As in the US, there are calls that offshoring "is an accident
waiting to happen" – and there seems to be some evidence for this
view. For instance, US credit card giant Capital One pulled out of
India after unauthorised credit levels were offered to customers by
Indian call centre operators. Newspaper reports in the UK have
referred to organised gangs offering a year's wages to foreign call
centre staff in return for access to US and UK credit card
details.
However, unlike the US, European Union customers are protected
by a comprehensive privacy Directive, and part of that privacy
protection is the requirement, placed on companies, not to transfer
personal data to countries which do not offer an adequate level of
protection. The result is that European Trades Unions have cited
data protection as an issue which should be taken into account in
many international out-sourcing deals. Stop the flow of personal
data, the argument goes, then you may stop the outsourcing.
So for instance, David Fleming, National Secretary of UK's
Amicus Union, has commented: "There are serious doubts over the
security of personal data". The union has called for the UK's
privacy commissioner to "urgently investigate offshore companies'
data protection measures and to hold a public record of those
companies which transfer personal data where there is not adequate
legal protection."
As a response, the Indian Government has announced its intention
to enact a new data protection regime which will help European and
US companies when outsourcing to the sub-continent. Its National
Association of Software and Service Companies (NASSCOM) is in the
process of drafting legislation to amend the country's existing
Information Technology Act of 2000, with the intention of bringing
the data protection regime up to the standard required by the EU
Directive.
But does India need a new law? If a company is established in
the EU (the company is called a "Data Controller" to use the
correct data protection jargon) and the supplier of call centre
services (the "Data Processor") is in India, there are strong
arguments that there is no need for an Indian law. The Indian Data
Processor is NOT in control of personal data and can only process
personal data under instructions of the Data Controller. If the
Data Processor does something untoward (e.g. it has poor security,
misuses the personal data in some way, or fails to follow the
procedures specified in the contract for the disclosure of personal
data), the Data Controller in the EU takes the blame. In other
words, if the Indian Data Processor makes any mistake in the
processing of personal data, the Data Controller in the EU can be
sued, prosecuted or otherwise made liable for the consequences.

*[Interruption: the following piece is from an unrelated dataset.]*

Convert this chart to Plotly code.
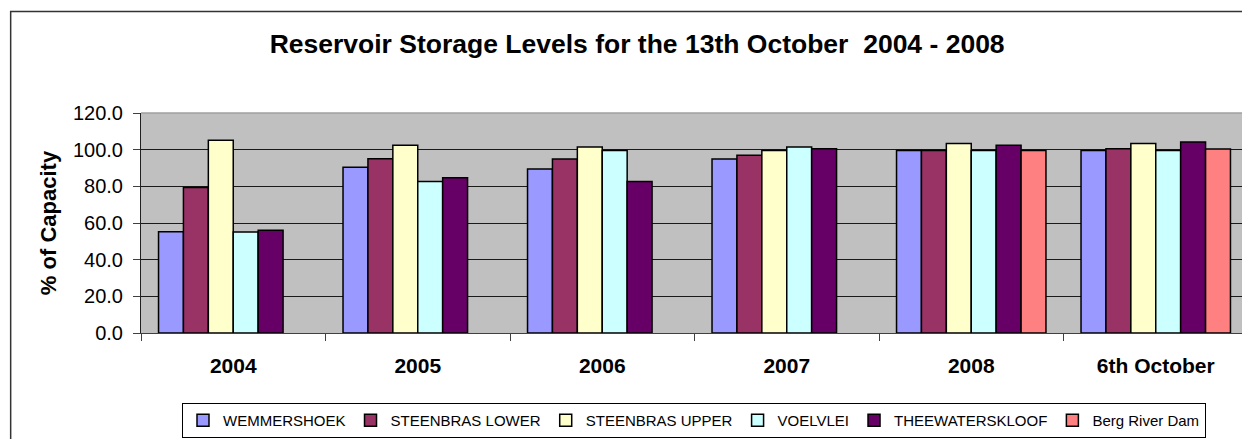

Additionally, all rights and freedoms granted to individual
customers under EU Data Protection law are protected because the
Data Controller is established in the EU. So, for example, if
rights of access are exercised by a customer, the Data Controller
has to retrieve the personal data from any Data Processor
irrespective of where that Processor is located. That is the same
for all rights – and that is why the UK's privacy commissioner says
there is a presumption of adequacy for any transfer to Data
Processors outside the EU.
So why does India need a Data Protection Act? It's certainly not
to meet the needs of call centre Data Processors – it is because
India wants to attract Data Controllers. And what does this mean?
Rather than limit itself to being a supplier of services to
corporate America and Europe, India sees itself as the place where
such corporations can establish themselves. By wanting a European
standard of Data Protection law, India has announced ambitions
which extend well beyond being a mere supplier of services to the
world's multi-national corporations. In effect, it wants to
establish corporate India.
By Dr. Chris Pounder of Masons, the firm behind OUT-LAW.COM,
and Editor of Data Protection and Privacy Practice.